Son commerce marche bien. Il peut quotidiennement écouler jusqu’à 50.000 Fcfa de marchandises. Grâce aux bénéfices de ses ventes, il subvient à tous ses besoins tout au long de l’année scolaire. Son travail journalier ne l’empêche pas de se distraire pendant les vacances.
« En travaillant pendant les vacances, j’ai su joindre l’utile à l’agréable. Primo je fais une incursion dans la vie active. Et secundo, j’apprends à être indépendant tout en m’amusant« , dit-il, heureux. L’adolescent, mûr pour son âge, rappelle que la vie ne s’arrête pas seulement à l’école. Il est déjà convaincu que quelqu’un peut être premier en classe et se retrouver dernier dans la vie.
La devise de Aminata Coulibaly est de profiter des vacances pour se faire un peu d’argent et s’initier à un métier. Originaire de Kangaba, la courageuse Ami vient de passer ses vacances dans la capitale. Elle n’y vient pas pour s’amuser mais pour bosser. « Je travaille comme servante depuis plus de 5 ans pendant les vacances.
Vous avez tous une idée des difficultés de la vie dans les villages. Aussi vous n’ignorez pas qu’il n’est pas facile pour une fille d’aller à l’école dans nos villages. Nos parents préfèrent envoyer les garçons à l’école. Les filles sont soumises aux travaux ménagers. C’est pourquoi j’ai opté pour être servante pendant les vacances pour poursuivre mes études« , explique-t-elle.
En fait de vacances, notre interlocutrice est soumise trois mois durant à un dur labeur.
Elle est rétribuée à 7500 Fcfa par mois. « Je gagne peu, mais j’ai toujours eu la chance de tomber sur des patronnes généreuses. Elles m’offrent des habits, des cahiers et bien d’autres bricoles. Grâce à leur générosité, j’économise mon argent pour contribuer aux besoins de ma famille« , confie la villageoise qui avoue qu’elle ne vient pas dans la capitale uniquement pour travailler. « Je me balade pour connaître Bamako. Je participe souvent à des soirées organisées par les ressortissants de mon village« , dit-elle, souriante.
Homme d’affaires en herbe.
Siaka Cissé nous vient aussi du Mandé. Cet élève de 2è année de l’Institut de formation des maîtres de Kangaba (IFM) vient pendant les vacances rendre visite dans la capitale à son oncle paternel et en profite pour travailler et gagner un peu d’argent. « Je n’ai pas l’habitude de rester à la maison sans rien faire. Pour m’occuper, j’ai demandé à mon oncle de m’acheter un pousse-pousse« , confie-t-il.
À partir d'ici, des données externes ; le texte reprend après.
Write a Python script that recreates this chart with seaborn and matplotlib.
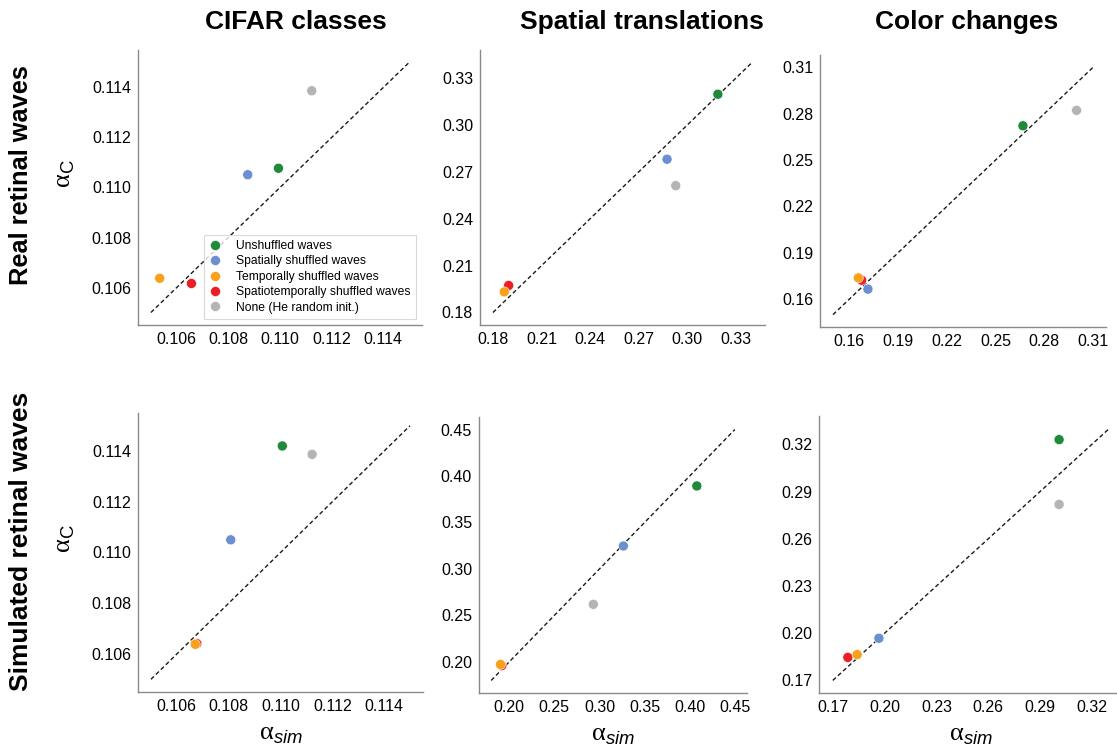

Persuadé qu’il n’existe pas de sot métier, l’élève maître opère au marché d’Hamdallaye devant un grand magasin. « Les gens sont étonnés en apprenant que je suis étudiant« , explique-t-il. Son oncle est contre ce qu’il fait, mais Siaka assure qu’il n’a pas d’autre alternative que de travailler. « J’ai toujours envie d’être actif et utile« , ajoute-t-il.
Aboubacrine Diarra, élève au lycée El Madani Dravé de Lafiabougou, fait le même travail. Sans se gêner le moins du monde, il conduit son pousse-pousse.
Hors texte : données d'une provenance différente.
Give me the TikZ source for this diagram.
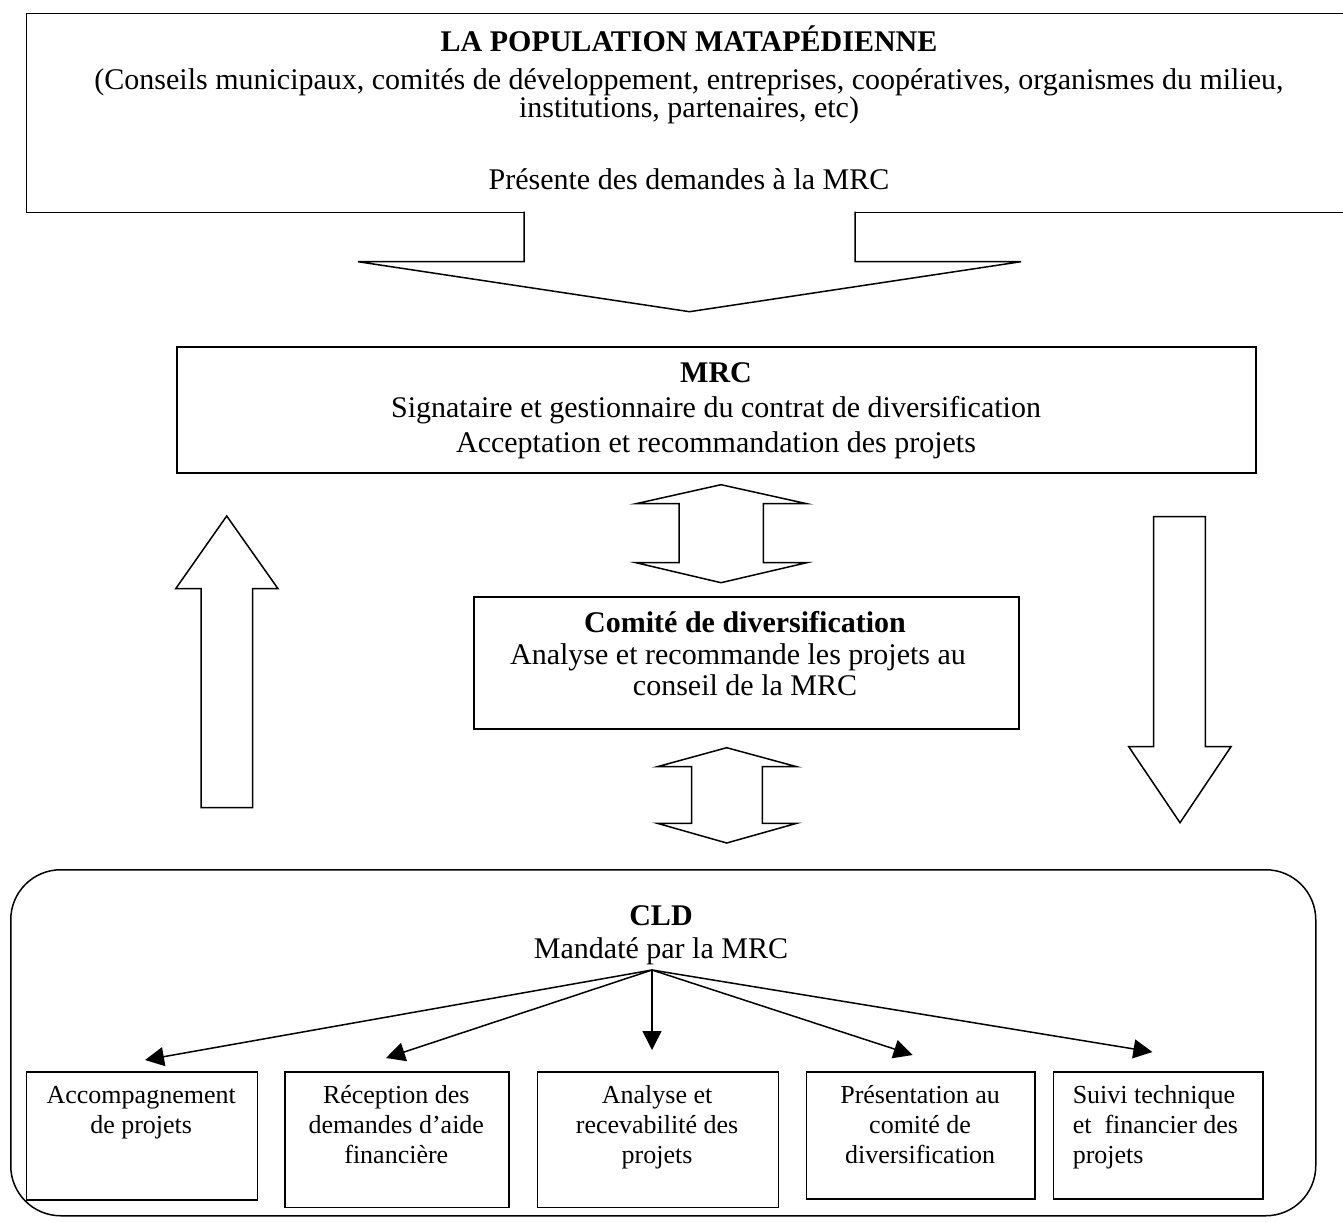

« Au début, quand je tombais sur des camarades de classe, ils se moquaient de moi. Je leur ai fait comprendre que ce n’est pas par nécessité que je travaillais. Même si c’était le cas, je serais tout aussi fier. J’ai tout simplement compris que la vie d’un homme, précisément celle d’un garçon, ne doit pas se limiter à la simple distraction ou aux études« , soutient Aboubacrine. Son petit job lui rapporte un peu d’argent et lui apprend beaucoup de la vie.
« Je suis surtout initié aux difficultés de la vie. Cet aspect est essentiel pour moi« , déclare-t-il fièrement, ajoutant que son activité ne l’empêche pas de s’épanouir et de se distraire pendant les vacances. « Mes nuits sont aussi agitées que mes journées. Sans trop d’excès, je m’amuse « , souligne celui qui aspire à devenir un haut cadre de ce pays.
L’exemple de Yaya est aussi édifiant. Cet étudiant de l’université de Bamako est le fils d’un grand commerçant de la place. Depuis l’âge de 10 ans, il travaille pour son père pendant les vacances.
« Ce n’est pas par obligation que je travaille, mais par choix« , confie Yaya qui travaille actuellement à son propre compte. « J’ai appris à faire du business. L’expérience de mon papa a été bénéfique pour moi« , souligne le jeune homme qui reconnaît qu’il possède de quoi acheter ce qui lui plaît. Notre homme d’affaires en herbe vend des cartes téléphoniques, des chaussures, des habits pour enfants, etc…
Yaya ambitionne de créer sa propre entreprise à la fin de ses études. Il est convaincu que pour lutter efficacement contre le chômage, les jeunes doivent être entreprenants. Ils ne doivent pas attendre que des âmes charitables leur offrent du travail.
« Il nous faut relever le défi du chômage, une façon très efficace de lutter contre la pauvreté« , assène le preux Yaya qui invite tous les jeunes à mener des activités lucratives pour gagner de quoi subvenir à leurs besoins.